_WHAT TO DO:_ Word for word, print each line of the listing below; pictures stay out.

_SOURCE MATERIAL:_
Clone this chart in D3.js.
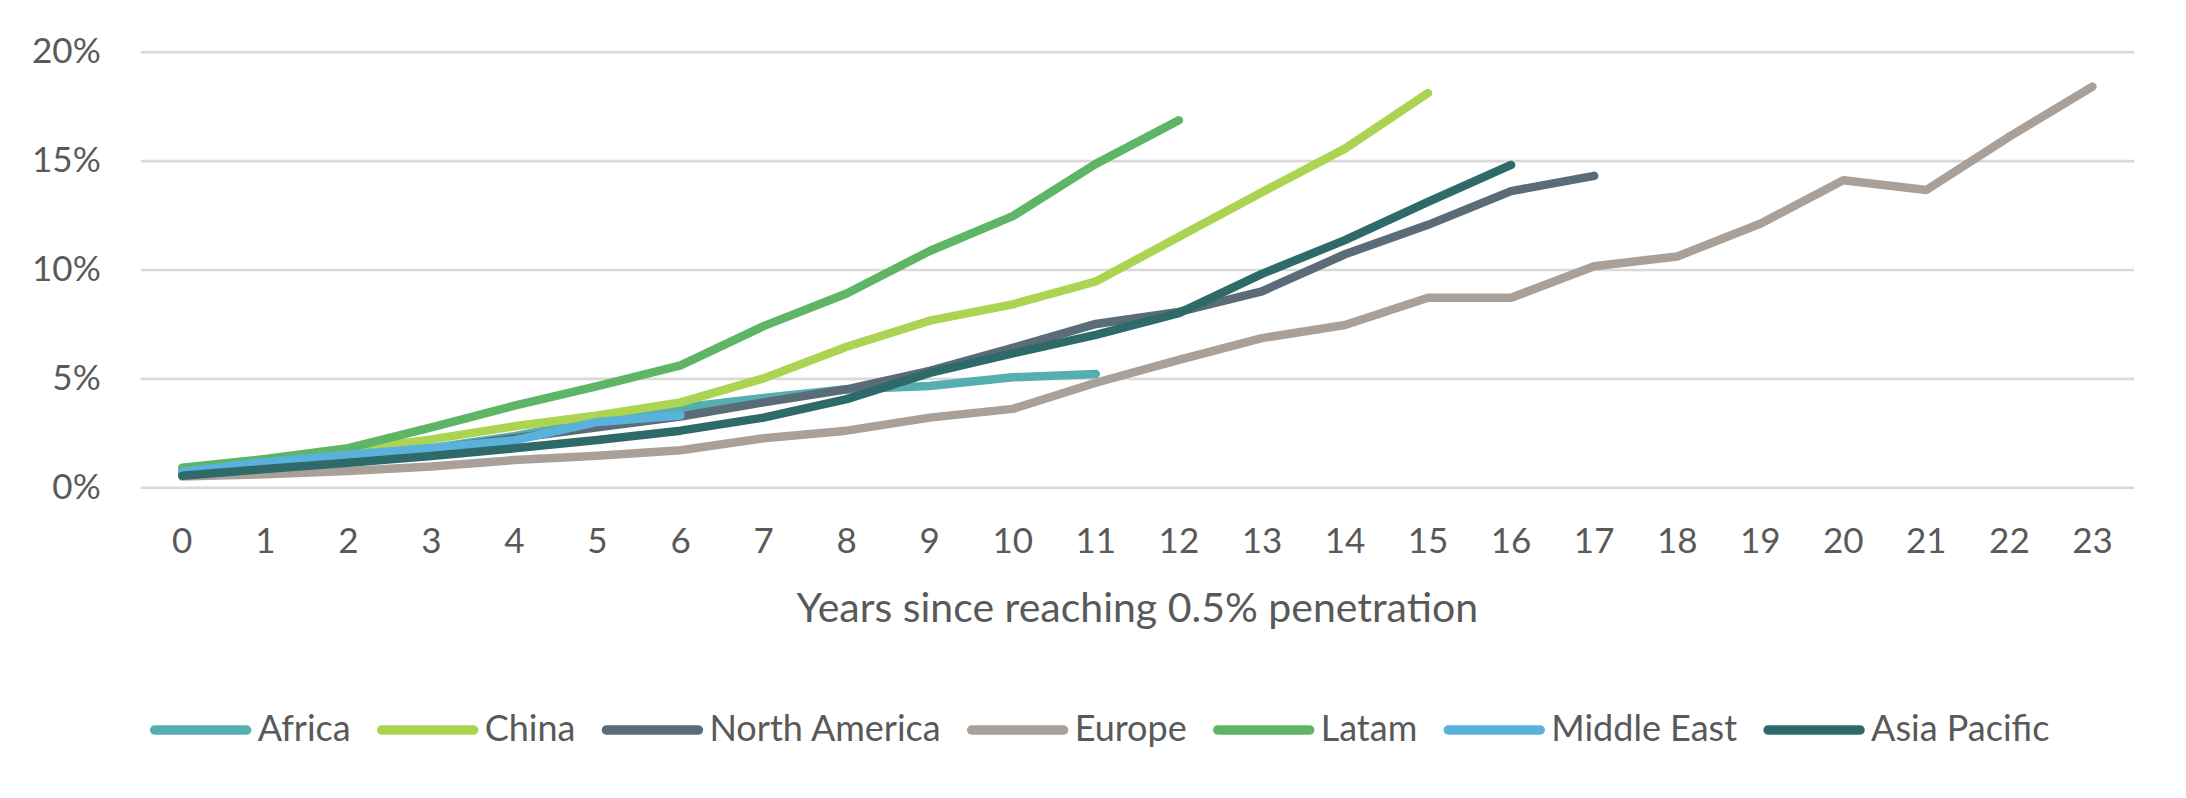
<!DOCTYPE html>
<html>
<head>
<meta charset="utf-8">
<script src="https://d3js.org/d3.v7.min.js"></script>
<style>
  body { margin: 0; background: #fff; }
  text { font-family: Lato, "Open Sans", sans-serif; fill: #595959; }
</style>
</head>
<body>
<script>
// years since reaching 0.5% penetration
var years = d3.range(0, 24);
var yTicks = [0, 5, 10, 15, 20];

// penetration in %, one array per region
var africa = [0.7, 1.05, 1.4, 1.8, 2.35, 3.05, 3.65, 4.1, 4.5, 4.65, 5.05, 5.2];
var china = [0.85, 1.25, 1.7, 2.2, 2.8, 3.3, 3.9, 5.0, 6.45, 7.65, 8.4, 9.45, 11.5, 13.55, 15.55, 18.1];
var northAmerica = [0.6, 0.9, 1.25, 1.75, 2.25, 2.75, 3.25, 3.9, 4.5, 5.35, 6.4, 7.5, 8.05, 9.0, 10.7, 12.05, 13.6, 14.3];
var europe = [0.5, 0.6, 0.75, 0.95, 1.25, 1.45, 1.7, 2.25, 2.6, 3.2, 3.6, 4.8, 5.85, 6.85, 7.45, 8.7, 8.7, 10.15, 10.6, 12.1, 14.1, 13.65, 16.1, 18.4];
var latam = [0.9, 1.3, 1.8, 2.75, 3.75, 4.65, 5.6, 7.4, 8.9, 10.85, 12.45, 14.85, 16.85];
var middleEast = [0.72, 1.15, 1.5, 1.8, 2.15, 3.0, 3.3];
var asiaPacific = [0.53, 0.84, 1.13, 1.44, 1.79, 2.17, 2.6, 3.2, 4.05, 5.25, 6.15, 7.0, 8.0, 9.8, 11.35, 13.1, 14.8];

var names = ["Africa", "China", "North America", "Europe", "Latam", "Middle East", "Asia Pacific"];
var colors = ["#55AEAF", "#AAD451", "#5B6C79", "#A9A199", "#5FB566", "#5AB2DC", "#2F6A6A"];
var values = [africa, china, northAmerica, europe, latam, middleEast, asiaPacific];

var series = names.map(function (n, i) {
    return { name: n, color: colors[i], values: values[i] };
});

var W = 2186, H = 798;
var plotLeft = 140.7, plotRight = 2134, plotTop = 51.7, plotBottom = 487.3;

var svg = d3.select("body").append("svg")
    .attr("width", W)
    .attr("height", H);

var x = d3.scaleBand()
    .domain(years)
    .range([plotLeft, plotRight])
    .padding(0);

var y = d3.scaleLinear()
    .domain([0, 20])
    .range([plotBottom, plotTop]);

// y axis + gridlines
var yAxis = svg.append("g")
    .attr("transform", "translate(" + plotLeft + ",0)")
    .call(d3.axisLeft(y)
        .tickValues(yTicks)
        .tickFormat(function (d) { return d + "%"; })
        .tickSizeInner(-(plotRight - plotLeft))
        .tickSizeOuter(0)
        .tickPadding(40));
yAxis.select(".domain").remove();
yAxis.selectAll("line").attr("stroke", "#D9D9D9").attr("stroke-width", 2.6);
yAxis.selectAll("text")
    .style("font-size", "35px")
    .attr("fill", "#595959");

// x axis labels
var xAxis = svg.append("g")
    .attr("transform", "translate(0," + plotBottom + ")")
    .call(d3.axisBottom(x).tickSize(0).tickPadding(41));
xAxis.select(".domain").remove();
xAxis.selectAll("text")
    .style("font-size", "35px")
    .attr("fill", "#595959");

svg.append("text")
    .attr("x", (plotLeft + plotRight) / 2)
    .attr("y", 621.7)
    .attr("text-anchor", "middle")
    .style("font-size", "41px")
    .text("Years since reaching 0.5% penetration");

// lines
var line = d3.line()
    .x(function (d, i) { return x(years[i]) + x.bandwidth() / 2; })
    .y(function (d) { return y(d); });

svg.append("g").selectAll("path")
    .data(series)
    .enter().append("path")
    .attr("d", function (s) { return line(s.values); })
    .attr("fill", "none")
    .attr("stroke", function (s) { return s.color; })
    .attr("stroke-width", 8.5)
    .attr("stroke-linecap", "round")
    .attr("stroke-linejoin", "round");

// legend
var legend = svg.append("g");
var items = legend.selectAll("g")
    .data(series)
    .enter().append("g");
items.append("line")
    .attr("x1", 0).attr("x2", 92)
    .attr("y1", 730).attr("y2", 730)
    .attr("stroke", function (s) { return s.color; })
    .attr("stroke-width", 9.5)
    .attr("stroke-linecap", "round");
items.append("text")
    .attr("x", 103)
    .attr("y", 740.7)
    .style("font-size", "36px")
    .text(function (s) { return s.name; });

var pos = 0;
items.each(function () {
    var g = d3.select(this);
    g.attr("transform", "translate(" + pos + ",0)");
    pos += 103 + g.select("text").node().getComputedTextLength() + 31;
});
var total = pos - 31;
legend.attr("transform", "translate(" + (1098 - total / 2 + 4) + ",0)");
</script>
</body>
</html>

_ANSWER TO THIS TASK:_
Clone this chart in D3.js.
<!DOCTYPE html>
<html>
<head>
<meta charset="utf-8">
<script src="https://d3js.org/d3.v7.min.js"></script>
<style>
  body { margin: 0; background: #fff; }
  text { font-family: Lato, "Open Sans", sans-serif; fill: #595959; }
</style>
</head>
<body>
<script>
// years since reaching 0.5% penetration
var years = d3.range(0, 24);
var yTicks = [0, 5, 10, 15, 20];

// penetration in %, one array per region
var africa = [0.7, 1.05, 1.4, 1.8, 2.35, 3.05, 3.65, 4.1, 4.5, 4.65, 5.05, 5.2];
var china = [0.85, 1.25, 1.7, 2.2, 2.8, 3.3, 3.9, 5.0, 6.45, 7.65, 8.4, 9.45, 11.5, 13.55, 15.55, 18.1];
var northAmerica = [0.6, 0.9, 1.25, 1.75, 2.25, 2.75, 3.25, 3.9, 4.5, 5.35, 6.4, 7.5, 8.05, 9.0, 10.7, 12.05, 13.6, 14.3];
var europe = [0.5, 0.6, 0.75, 0.95, 1.25, 1.45, 1.7, 2.25, 2.6, 3.2, 3.6, 4.8, 5.85, 6.85, 7.45, 8.7, 8.7, 10.15, 10.6, 12.1, 14.1, 13.65, 16.1, 18.4];
var latam = [0.9, 1.3, 1.8, 2.75, 3.75, 4.65, 5.6, 7.4, 8.9, 10.85, 12.45, 14.85, 16.85];
var middleEast = [0.72, 1.15, 1.5, 1.8, 2.15, 3.0, 3.3];
var asiaPacific = [0.53, 0.84, 1.13, 1.44, 1.79, 2.17, 2.6, 3.2, 4.05, 5.25, 6.15, 7.0, 8.0, 9.8, 11.35, 13.1, 14.8];

var names = ["Africa", "China", "North America", "Europe", "Latam", "Middle East", "Asia Pacific"];
var colors = ["#55AEAF", "#AAD451", "#5B6C79", "#A9A199", "#5FB566", "#5AB2DC", "#2F6A6A"];
var values = [africa, china, northAmerica, europe, latam, middleEast, asiaPacific];

var series = names.map(function (n, i) {
    return { name: n, color: colors[i], values: values[i] };
});

var W = 2186, H = 798;
var plotLeft = 140.7, plotRight = 2134, plotTop = 51.7, plotBottom = 487.3;

var svg = d3.select("body").append("svg")
    .attr("width", W)
    .attr("height", H);

var x = d3.scaleBand()
    .domain(years)
    .range([plotLeft, plotRight])
    .padding(0);

var y = d3.scaleLinear()
    .domain([0, 20])
    .range([plotBottom, plotTop]);

// y axis + gridlines
var yAxis = svg.append("g")
    .attr("transform", "translate(" + plotLeft + ",0)")
    .call(d3.axisLeft(y)
        .tickValues(yTicks)
        .tickFormat(function (d) { return d + "%"; })
        .tickSizeInner(-(plotRight - plotLeft))
        .tickSizeOuter(0)
        .tickPadding(40));
yAxis.select(".domain").remove();
yAxis.selectAll("line").attr("stroke", "#D9D9D9").attr("stroke-width", 2.6);
yAxis.selectAll("text")
    .style("font-size", "35px")
    .attr("fill", "#595959");

// x axis labels
var xAxis = svg.append("g")
    .attr("transform", "translate(0," + plotBottom + ")")
    .call(d3.axisBottom(x).tickSize(0).tickPadding(41));
xAxis.select(".domain").remove();
xAxis.selectAll("text")
    .style("font-size", "35px")
    .attr("fill", "#595959");

svg.append("text")
    .attr("x", (plotLeft + plotRight) / 2)
    .attr("y", 621.7)
    .attr("text-anchor", "middle")
    .style("font-size", "41px")
    .text("Years since reaching 0.5% penetration");

// lines
var line = d3.line()
    .x(function (d, i) { return x(years[i]) + x.bandwidth() / 2; })
    .y(function (d) { return y(d); });

svg.append("g").selectAll("path")
    .data(series)
    .enter().append("path")
    .attr("d", function (s) { return line(s.values); })
    .attr("fill", "none")
    .attr("stroke", function (s) { return s.color; })
    .attr("stroke-width", 8.5)
    .attr("stroke-linecap", "round")
    .attr("stroke-linejoin", "round");

// legend
var legend = svg.append("g");
var items = legend.selectAll("g")
    .data(series)
    .enter().append("g");
items.append("line")
    .attr("x1", 0).attr("x2", 92)
    .attr("y1", 730).attr("y2", 730)
    .attr("stroke", function (s) { return s.color; })
    .attr("stroke-width", 9.5)
    .attr("stroke-linecap", "round");
items.append("text")
    .attr("x", 103)
    .attr("y", 740.7)
    .style("font-size", "36px")
    .text(function (s) { return s.name; });

var pos = 0;
items.each(function () {
    var g = d3.select(this);
    g.attr("transform", "translate(" + pos + ",0)");
    pos += 103 + g.select("text").node().getComputedTextLength() + 31;
});
var total = pos - 31;
legend.attr("transform", "translate(" + (1098 - total / 2 + 4) + ",0)");
</script>
</body>
</html>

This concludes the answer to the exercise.